■ OBJECTIVE ■
Print every entry, word for word, and skip the images.

■ DATASET ROWS ■
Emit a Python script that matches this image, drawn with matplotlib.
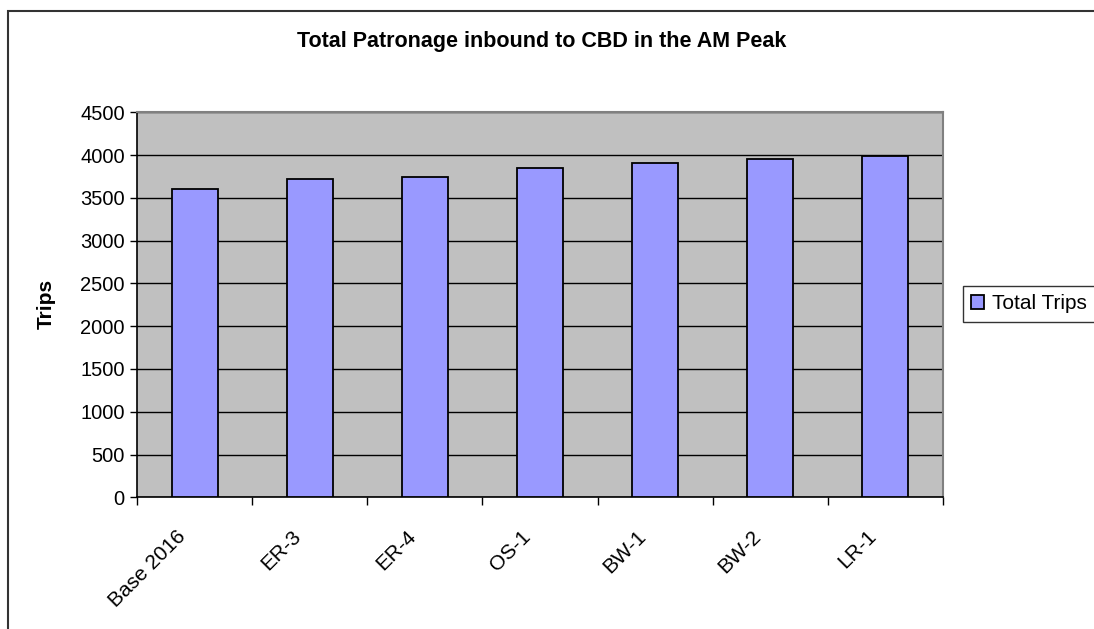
import matplotlib
matplotlib.use("Agg")
import matplotlib.pyplot as plt
from matplotlib.patches import Rectangle
from matplotlib.transforms import ScaledTranslation
import numpy as np

categories = ["Base 2016", "ER-3", "ER-4", "OS-1", "BW-1", "BW-2", "LR-1"]
total_trips = [3600, 3722, 3742, 3845, 3912, 3950, 3988]
y_ticks = [0, 500, 1000, 1500, 2000, 2500, 3000, 3500, 4000, 4500]

plt.rcParams['font.family'] = ['Liberation Sans', 'DejaVu Sans']

W, H = 1094, 629
fig = plt.figure(figsize=(W / 100, H / 100), dpi=100)
fig.patch.set_facecolor('white')

# outer chart border
fig.add_artist(Rectangle((8 / W, -0.05), 1.2, 1 - 11 / H + 0.05, transform=fig.transFigure,
                         fill=False, edgecolor='#333333', linewidth=1.5))

ax = fig.add_axes([137.3 / W, 1 - 497.3 / H, 805.4 / W, 385 / H])
ax.set_facecolor('#C0C0C0')
x = np.arange(len(categories))
ax.bar(x, total_trips, width=0.4, color='#9999FF', edgecolor='black', linewidth=1.3,
       zorder=3, label='Total Trips')
ax.set_xlim(-0.5, len(categories) - 0.5)
ax.set_ylim(0, 4500)
ax.set_yticks(y_ticks)
ax.set_yticklabels([str(v) for v in y_ticks], fontsize=14.5)
ax.yaxis.grid(True, color='black', linewidth=1.0, zorder=1)
ax.set_axisbelow(True)
ax.tick_params(axis='y', direction='out', length=5, width=1, pad=4)

ax.set_xticks(x)
ax.set_xticklabels(categories, fontsize=15, rotation=45, ha='right', va='center',
                   rotation_mode='anchor')
ax.tick_params(axis='x', which='major', length=0, pad=26)
shift = ScaledTranslation(-0.12, 0, fig.dpi_scale_trans)
for lab in ax.get_xticklabels():
    lab.set_transform(lab.get_transform() + shift)
ax.set_xticks(np.arange(-0.5, len(categories)), minor=True)
ax.tick_params(axis='x', which='minor', direction='out', length=6, width=1)

for s in ['top', 'right']:
    ax.spines[s].set_color('#808080')
    ax.spines[s].set_linewidth(1.5)
for s in ['left', 'bottom']:
    ax.spines[s].set_color('black')
    ax.spines[s].set_linewidth(1.2)

fig.text(46 / W, 1 - 304 / H, 'Trips', rotation=90, ha='center', va='center',
         fontsize=15, fontweight='bold')
fig.text(542 / W, 1 - 47 / H, 'Total Patronage inbound to CBD in the AM Peak',
         ha='center', va='baseline', fontsize=15.5, fontweight='bold')

leg = fig.legend(loc='upper left', bbox_to_anchor=(963 / W, 1 - 286 / H), fontsize=15,
                 frameon=True, fancybox=False, edgecolor='black', handlelength=0.6,
                 handleheight=0.6, handletextpad=0.4, borderpad=0.4, borderaxespad=0)
leg.get_frame().set_linewidth(1.0)

fig.savefig('out.png', dpi=100)
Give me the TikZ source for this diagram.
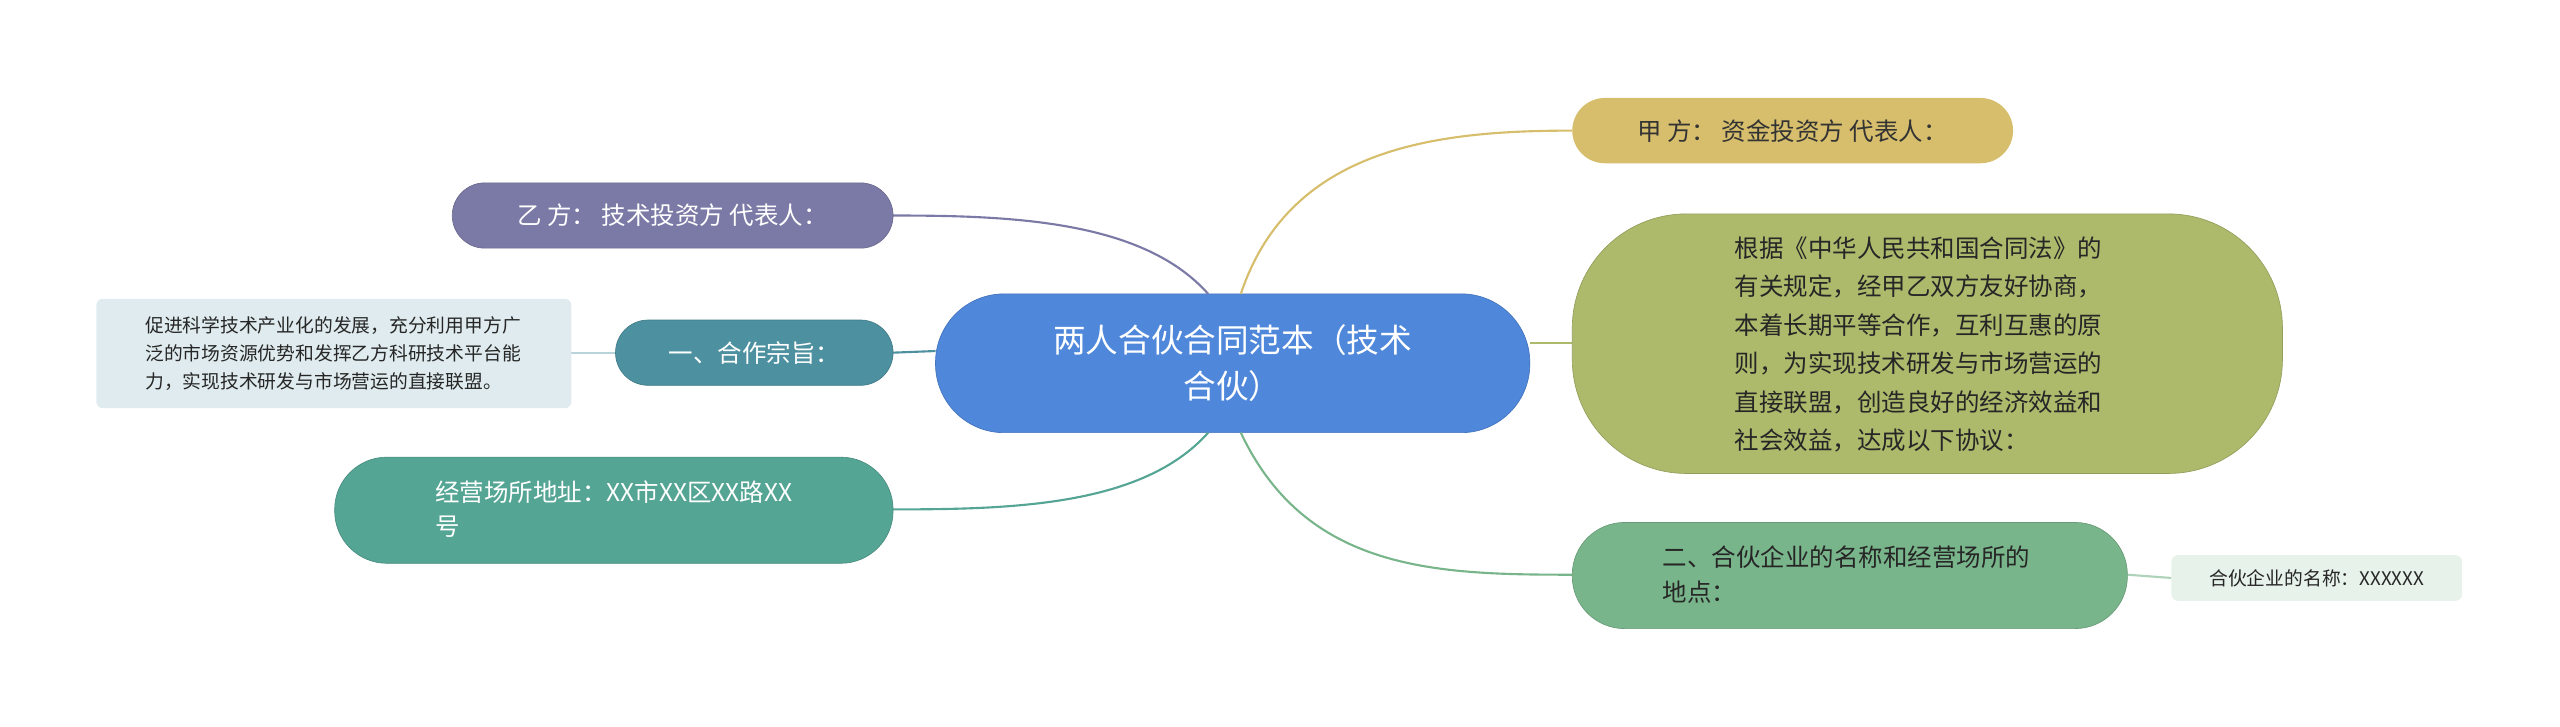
\documentclass[tikz,border=0pt]{standalone}
\usepackage{fontspec}
\setmainfont{Noto Sans CJK SC}
\begin{document}
\begin{tikzpicture}[x=1pt,y=-1pt,
 box/.style={rounded corners=#1,inner sep=0pt,align=left},
 t/.style={font=\fontsize{15}{21}\selectfont},
 s/.style={font=\fontsize{11.5}{17}\selectfont},
 ln/.style={line width=1.3pt}]
\useasboundingbox (0,0) rectangle (1568,445);
\definecolor{cblue}{HTML}{4F87DB}
\definecolor{cgold}{HTML}{D6BE6C}
\definecolor{colive}{HTML}{ADB96B}
\definecolor{cgreen}{HTML}{79B58B}
\definecolor{cpurple}{HTML}{7B7AA6}
\definecolor{cteal}{HTML}{4D91A0}
\definecolor{cteal2}{HTML}{55A595}
% center
\path[fill=cblue, draw=cblue!85!black, rounded corners=42] (573,180) rectangle (937,265);
\node[text=white,align=center,font=\fontsize{20}{28}\selectfont] (c) at (755,222.5) {两人合伙合同范本（技术\\合伙）};
\coordinate (ct) at (760,180); \coordinate (cb) at (760,265);
\coordinate (ctl) at (740,180); \coordinate (cbl) at (740,265);
\coordinate (cr) at (937,210); \coordinate (cl) at (573,215);
% connectors
\draw[ln,cgold] (ct) .. controls (790,90) and (880,80) .. (963,80);
\draw[ln,colive] (cr) -- (963,210);
\draw[ln,cgreen] (cb) .. controls (800,350) and (880,352) .. (963,352);
\draw[ln,cpurple] (ctl) .. controls (700,135) and (620,132) .. (547,132);
\draw[ln,cteal] (cl) -- (547,216);
\draw[ln,cteal2] (cbl) .. controls (700,310) and (620,312) .. (547,312);
\draw[ln,cgreen!60] (1303,352) -- (1330,354);
\draw[ln,cteal!40] (377,216) -- (350,216);
% right
\path[fill=cgold,rounded corners=20] (963,60) rectangle (1233,100);
\node[t,text=black!80] (a) at (1098,80) {甲 方：\ 资金投资方 代表人：};
\path[fill=colive,draw=colive!85!black,rounded corners=70] (963,131) rectangle (1398,290);
\node[text=black!85,align=left,font=\fontsize{15}{23.5}\selectfont] (g) at (1175,211) {根据《中华人民共和国合同法》的\\有关规定，经甲乙双方友好协商，\\本着长期平等合作，互利互惠的原\\则，为实现技术研发与市场营运的\\直接联盟，创造良好的经济效益和\\社会效益，达成以下协议：};
\path[fill=cgreen,draw=cgreen!85!black,rounded corners=32] (963,320) rectangle (1303,385);
\node[t,text=black!85,align=left] (e) at (1131,352) {二、合伙企业的名称和经营场所的\\地点：};
\path[fill=cgreen!18,rounded corners=4] (1330,340) rectangle (1508,368);
\node[s,text=black!85] (e1) at (1419,354) {合伙企业的名称：XXXXXX};
% left
\path[fill=cpurple,draw=cpurple!85!black,rounded corners=20] (277,112) rectangle (547,152);
\node[t,text=white] (b) at (412,132) {乙 方：\ 技术投资方 代表人：};
\path[fill=cteal,draw=cteal!85!black,rounded corners=20] (377,196) rectangle (547,236);
\node[t,text=white] (d) at (462,216) {一、合作宗旨：};
\path[fill=cteal!18,rounded corners=4] (59,183) rectangle (350,250);
\node[s,text=black!85,align=left] (d1) at (204,216.5) {促进科学技术产业化的发展，充分利用甲方广\\泛的市场资源优势和发挥乙方科研技术平台能\\力，实现技术研发与市场营运的直接联盟。};
\path[fill=cteal2,draw=cteal2!85!black,rounded corners=32] (205,280) rectangle (547,345);
\node[t,text=white,align=left] (f) at (376,312) {经营场所地址：XX市XX区XX路XX\\号};
\end{tikzpicture}
\end{document}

■ TASK RESULT ■
Emit a Python script that matches this image, drawn with matplotlib.
import matplotlib
matplotlib.use("Agg")
import matplotlib.pyplot as plt
from matplotlib.patches import Rectangle
from matplotlib.transforms import ScaledTranslation
import numpy as np

categories = ["Base 2016", "ER-3", "ER-4", "OS-1", "BW-1", "BW-2", "LR-1"]
total_trips = [3600, 3722, 3742, 3845, 3912, 3950, 3988]
y_ticks = [0, 500, 1000, 1500, 2000, 2500, 3000, 3500, 4000, 4500]

plt.rcParams['font.family'] = ['Liberation Sans', 'DejaVu Sans']

W, H = 1094, 629
fig = plt.figure(figsize=(W / 100, H / 100), dpi=100)
fig.patch.set_facecolor('white')

# outer chart border
fig.add_artist(Rectangle((8 / W, -0.05), 1.2, 1 - 11 / H + 0.05, transform=fig.transFigure,
                         fill=False, edgecolor='#333333', linewidth=1.5))

ax = fig.add_axes([137.3 / W, 1 - 497.3 / H, 805.4 / W, 385 / H])
ax.set_facecolor('#C0C0C0')
x = np.arange(len(categories))
ax.bar(x, total_trips, width=0.4, color='#9999FF', edgecolor='black', linewidth=1.3,
       zorder=3, label='Total Trips')
ax.set_xlim(-0.5, len(categories) - 0.5)
ax.set_ylim(0, 4500)
ax.set_yticks(y_ticks)
ax.set_yticklabels([str(v) for v in y_ticks], fontsize=14.5)
ax.yaxis.grid(True, color='black', linewidth=1.0, zorder=1)
ax.set_axisbelow(True)
ax.tick_params(axis='y', direction='out', length=5, width=1, pad=4)

ax.set_xticks(x)
ax.set_xticklabels(categories, fontsize=15, rotation=45, ha='right', va='center',
                   rotation_mode='anchor')
ax.tick_params(axis='x', which='major', length=0, pad=26)
shift = ScaledTranslation(-0.12, 0, fig.dpi_scale_trans)
for lab in ax.get_xticklabels():
    lab.set_transform(lab.get_transform() + shift)
ax.set_xticks(np.arange(-0.5, len(categories)), minor=True)
ax.tick_params(axis='x', which='minor', direction='out', length=6, width=1)

for s in ['top', 'right']:
    ax.spines[s].set_color('#808080')
    ax.spines[s].set_linewidth(1.5)
for s in ['left', 'bottom']:
    ax.spines[s].set_color('black')
    ax.spines[s].set_linewidth(1.2)

fig.text(46 / W, 1 - 304 / H, 'Trips', rotation=90, ha='center', va='center',
         fontsize=15, fontweight='bold')
fig.text(542 / W, 1 - 47 / H, 'Total Patronage inbound to CBD in the AM Peak',
         ha='center', va='baseline', fontsize=15.5, fontweight='bold')

leg = fig.legend(loc='upper left', bbox_to_anchor=(963 / W, 1 - 286 / H), fontsize=15,
                 frameon=True, fancybox=False, edgecolor='black', handlelength=0.6,
                 handleheight=0.6, handletextpad=0.4, borderpad=0.4, borderaxespad=0)
leg.get_frame().set_linewidth(1.0)

fig.savefig('out.png', dpi=100)
Give me the TikZ source for this diagram.
\documentclass[tikz,border=0pt]{standalone}
\usepackage{fontspec}
\setmainfont{Noto Sans CJK SC}
\begin{document}
\begin{tikzpicture}[x=1pt,y=-1pt,
 box/.style={rounded corners=#1,inner sep=0pt,align=left},
 t/.style={font=\fontsize{15}{21}\selectfont},
 s/.style={font=\fontsize{11.5}{17}\selectfont},
 ln/.style={line width=1.3pt}]
\useasboundingbox (0,0) rectangle (1568,445);
\definecolor{cblue}{HTML}{4F87DB}
\definecolor{cgold}{HTML}{D6BE6C}
\definecolor{colive}{HTML}{ADB96B}
\definecolor{cgreen}{HTML}{79B58B}
\definecolor{cpurple}{HTML}{7B7AA6}
\definecolor{cteal}{HTML}{4D91A0}
\definecolor{cteal2}{HTML}{55A595}
% center
\path[fill=cblue, draw=cblue!85!black, rounded corners=42] (573,180) rectangle (937,265);
\node[text=white,align=center,font=\fontsize{20}{28}\selectfont] (c) at (755,222.5) {两人合伙合同范本（技术\\合伙）};
\coordinate (ct) at (760,180); \coordinate (cb) at (760,265);
\coordinate (ctl) at (740,180); \coordinate (cbl) at (740,265);
\coordinate (cr) at (937,210); \coordinate (cl) at (573,215);
% connectors
\draw[ln,cgold] (ct) .. controls (790,90) and (880,80) .. (963,80);
\draw[ln,colive] (cr) -- (963,210);
\draw[ln,cgreen] (cb) .. controls (800,350) and (880,352) .. (963,352);
\draw[ln,cpurple] (ctl) .. controls (700,135) and (620,132) .. (547,132);
\draw[ln,cteal] (cl) -- (547,216);
\draw[ln,cteal2] (cbl) .. controls (700,310) and (620,312) .. (547,312);
\draw[ln,cgreen!60] (1303,352) -- (1330,354);
\draw[ln,cteal!40] (377,216) -- (350,216);
% right
\path[fill=cgold,rounded corners=20] (963,60) rectangle (1233,100);
\node[t,text=black!80] (a) at (1098,80) {甲 方：\ 资金投资方 代表人：};
\path[fill=colive,draw=colive!85!black,rounded corners=70] (963,131) rectangle (1398,290);
\node[text=black!85,align=left,font=\fontsize{15}{23.5}\selectfont] (g) at (1175,211) {根据《中华人民共和国合同法》的\\有关规定，经甲乙双方友好协商，\\本着长期平等合作，互利互惠的原\\则，为实现技术研发与市场营运的\\直接联盟，创造良好的经济效益和\\社会效益，达成以下协议：};
\path[fill=cgreen,draw=cgreen!85!black,rounded corners=32] (963,320) rectangle (1303,385);
\node[t,text=black!85,align=left] (e) at (1131,352) {二、合伙企业的名称和经营场所的\\地点：};
\path[fill=cgreen!18,rounded corners=4] (1330,340) rectangle (1508,368);
\node[s,text=black!85] (e1) at (1419,354) {合伙企业的名称：XXXXXX};
% left
\path[fill=cpurple,draw=cpurple!85!black,rounded corners=20] (277,112) rectangle (547,152);
\node[t,text=white] (b) at (412,132) {乙 方：\ 技术投资方 代表人：};
\path[fill=cteal,draw=cteal!85!black,rounded corners=20] (377,196) rectangle (547,236);
\node[t,text=white] (d) at (462,216) {一、合作宗旨：};
\path[fill=cteal!18,rounded corners=4] (59,183) rectangle (350,250);
\node[s,text=black!85,align=left] (d1) at (204,216.5) {促进科学技术产业化的发展，充分利用甲方广\\泛的市场资源优势和发挥乙方科研技术平台能\\力，实现技术研发与市场营运的直接联盟。};
\path[fill=cteal2,draw=cteal2!85!black,rounded corners=32] (205,280) rectangle (547,345);
\node[t,text=white,align=left] (f) at (376,312) {经营场所地址：XX市XX区XX路XX\\号};
\end{tikzpicture}
\end{document}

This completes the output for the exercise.